Annemin köyüne gittiğim zaman şehirli olduğumdan dolayı utanırdım. Çünkü köyün çocukları benim kıyafetlerimle, konuşma şeklimle, kafama taktığım toka ile bile dalga geçerlerdi.
Köyde anneanne, babaanne kavramı yoktu. Ebe diyordu, onlar. Anneanne demeye çekinirdim. Ebe demekte alışkın olmadığı için tuhafıma giderdi.
Ama ben ne zaman anneanne desem ” Kız kibar olmaya çalışma şehirli” derlerdi. Yerin dibine girerdim.
Bütün köy halkı farklı bir gırtlak yapısı ile konuşurdu. Benim konuşma şeklim fazla kibar kaçıyordu ama bu kibarlıkta dalga konusu oluyordu.
Onlar gibi konuşmaya çalışırken de daha beter rezil olurdum.
Şehirli olmam büyük meseleydi.
Keşke köylü çocuğu olsaydım diye ağladığımı bilirim. Kendimi onların yanında çok mahcup hissederdim.
Yırtık eski don ( o yörede giyilen paçası lastikli çiçekli basmadan yapılmış pijama) ve kara lastik giymek isterdim. Çünkü üstümdekileri beğenmezdim.
Gün geldi büyüdük.
Ve ben tabii sordum. Siz niye çocukken benimle dalga geçerdiniz? Çocukluk travmam oldunuz kız Ayşe.

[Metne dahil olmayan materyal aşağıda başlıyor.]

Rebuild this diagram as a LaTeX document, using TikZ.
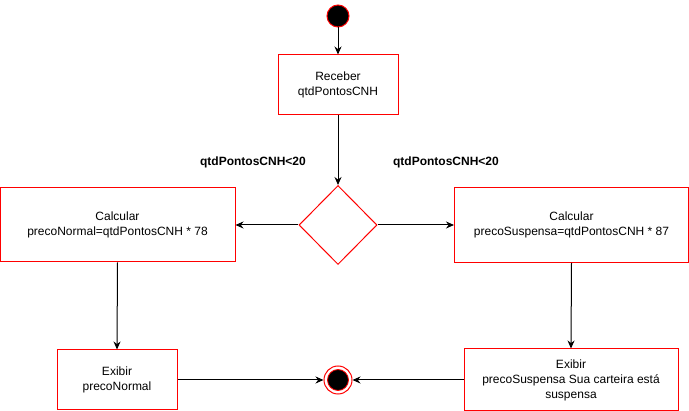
\documentclass[tikz,border=0pt]{standalone}
\usepackage{fontspec}
\setmainfont{Liberation Sans}
\usetikzlibrary{shapes.geometric,arrows.meta}

\begin{document}
\begin{tikzpicture}[x=1pt,y=-1pt,
    font=\fontsize{12}{15}\selectfont,
    acao/.style={draw=red,line width=1pt,align=center,inner sep=0pt},
    seta/.style={-{Stealth[length=8pt,width=7pt]},line width=1pt}]
        % Area do desenho
        \useasboundingbox (0,0) rectangle (689,411);

        % Inicio e fim
        \node[circle,fill=black,draw=red,line width=1pt,minimum size=22pt,inner sep=0pt] (inicio) at (338,16) {}; % Estado inicial
        \node[circle,draw=red,line width=1pt,minimum size=28pt,inner sep=0pt] (fim) at (338,380) {}; % Estado final
        \node[circle,fill=black,draw=red,line width=0.8pt,minimum size=21pt,inner sep=0pt] at (fim) {};

        % Acoes
        \node[acao,minimum width=120pt,minimum height=60pt] (receber) at (338,85) {Receber\\qtdPontosCNH};
        \node[diamond,draw=red,line width=1pt,minimum width=78pt,minimum height=79pt,inner sep=0pt] (decisao) at (338,225) {};
        \node[acao,minimum width=235pt,minimum height=74pt] (normal) at (117.5,225) {Calcular\\precoNormal=qtdPontosCNH * 78};
        \node[acao,minimum width=234pt,minimum height=75pt] (suspensa) at (571.5,225) {Calcular\\precoSuspensa=qtdPontosCNH * 87};
        \node[acao,minimum width=120pt,minimum height=60pt] (exnormal) at (117,380) {Exibir\\precoNormal};
        \node[acao,minimum width=214pt,minimum height=62pt] (exsuspensa) at (571,380) {Exibir\\precoSuspensa Sua carteira está\\suspensa};

        % Rotulos
        \node (rotesq) at (253,162) {\textbf{qtdPontosCNH<20}};
        \node (rotdir) at (446,162) {\textbf{qtdPontosCNH<20}};

        % Transicoes
        \draw[seta] (inicio) -- (receber);
        \draw[seta] (receber) -- (decisao);
        \draw[seta] (decisao) -- (normal);
        \draw[seta] (decisao) -- (suspensa);
        \draw[seta] (normal.south) -- (exnormal.north);
        \draw[seta] (suspensa.south) -- (exsuspensa.north);
        \draw[seta] (exnormal) -- (fim);
        \draw[seta] (exsuspensa) -- (fim);
    \end{tikzpicture}
\end{document}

Ayşem uzun uzun yüzüme baktı
“Çünkü seni kıskanırdık. Kıyafetlerin, ayakkabıların, tokan bile bizden farklıydı.”
Bir an donup kaldım. Hiç bu cevabı beklemiyordum.

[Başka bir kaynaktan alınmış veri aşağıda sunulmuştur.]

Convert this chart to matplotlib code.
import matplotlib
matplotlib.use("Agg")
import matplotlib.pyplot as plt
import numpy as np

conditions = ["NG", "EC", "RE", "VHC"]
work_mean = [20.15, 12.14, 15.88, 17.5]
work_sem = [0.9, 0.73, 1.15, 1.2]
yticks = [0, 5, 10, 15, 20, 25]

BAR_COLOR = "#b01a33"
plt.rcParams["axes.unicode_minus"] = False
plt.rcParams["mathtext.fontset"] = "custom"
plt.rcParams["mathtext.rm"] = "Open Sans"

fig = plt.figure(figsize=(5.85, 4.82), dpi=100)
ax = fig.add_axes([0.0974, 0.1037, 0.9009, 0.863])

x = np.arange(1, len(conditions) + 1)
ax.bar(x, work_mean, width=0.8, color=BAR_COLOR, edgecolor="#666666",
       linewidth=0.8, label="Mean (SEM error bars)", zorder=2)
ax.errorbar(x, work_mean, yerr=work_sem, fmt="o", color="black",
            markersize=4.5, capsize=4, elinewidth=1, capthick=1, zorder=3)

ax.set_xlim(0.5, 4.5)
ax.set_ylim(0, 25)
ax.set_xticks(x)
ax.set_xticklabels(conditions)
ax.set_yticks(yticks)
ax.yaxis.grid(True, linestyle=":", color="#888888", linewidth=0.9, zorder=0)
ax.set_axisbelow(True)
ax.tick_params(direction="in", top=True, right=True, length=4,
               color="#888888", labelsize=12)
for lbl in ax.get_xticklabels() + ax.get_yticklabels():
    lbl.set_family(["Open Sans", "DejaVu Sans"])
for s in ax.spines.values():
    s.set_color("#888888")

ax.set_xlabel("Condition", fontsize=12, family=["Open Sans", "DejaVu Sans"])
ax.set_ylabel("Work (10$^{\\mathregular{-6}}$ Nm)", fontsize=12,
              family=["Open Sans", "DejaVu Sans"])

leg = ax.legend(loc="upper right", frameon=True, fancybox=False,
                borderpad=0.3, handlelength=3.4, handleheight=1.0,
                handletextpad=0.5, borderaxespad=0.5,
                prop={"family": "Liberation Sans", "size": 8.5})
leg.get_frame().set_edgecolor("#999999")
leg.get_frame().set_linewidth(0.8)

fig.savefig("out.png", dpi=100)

Oysaki benim kıyafetlerimde çok iyi sayılmazdı. Önceden mağazamı biliniyordu. Annem hep pazardan alırdı. Oda bayramdan bayrama. Biz de bayramdan bayrama gidince dikkat çekmiş demek ki.
Köydeki çocuğun pazardan giyinmeye bile şansı olmuyor bazen. Olmayınca 5 liralık don bile ne lüks geliyor insana.
Aslında farkında olmadan ben de onların çocukluk travması olmuşum.
Sonra uzun uzun düşündüm bu konu üzerinde. Yetişkinler de bunu yapıyor ama çocuk kalbi gibi saf duygularla değil.
Bizi takdir etmeye korkanlar hemen küçümsemeye, hor görmeye, yaptığımız işleri beğenmemeye başlıyor. Çünkü kendine değer vermediği için başkasına da nasıl verilir bilmiyor. Kendimizi değersiz hissedince, onun gibi olmaya çalışınca içten içe hedefine ulaşıyor ve mutluluk duyuyor.
Biri sizi küçümsediğinde, yaptığınız işi beğenmediğinde, sizi hor gördüğünde ve sürekli eleştirdiğinde bir daha düşünün.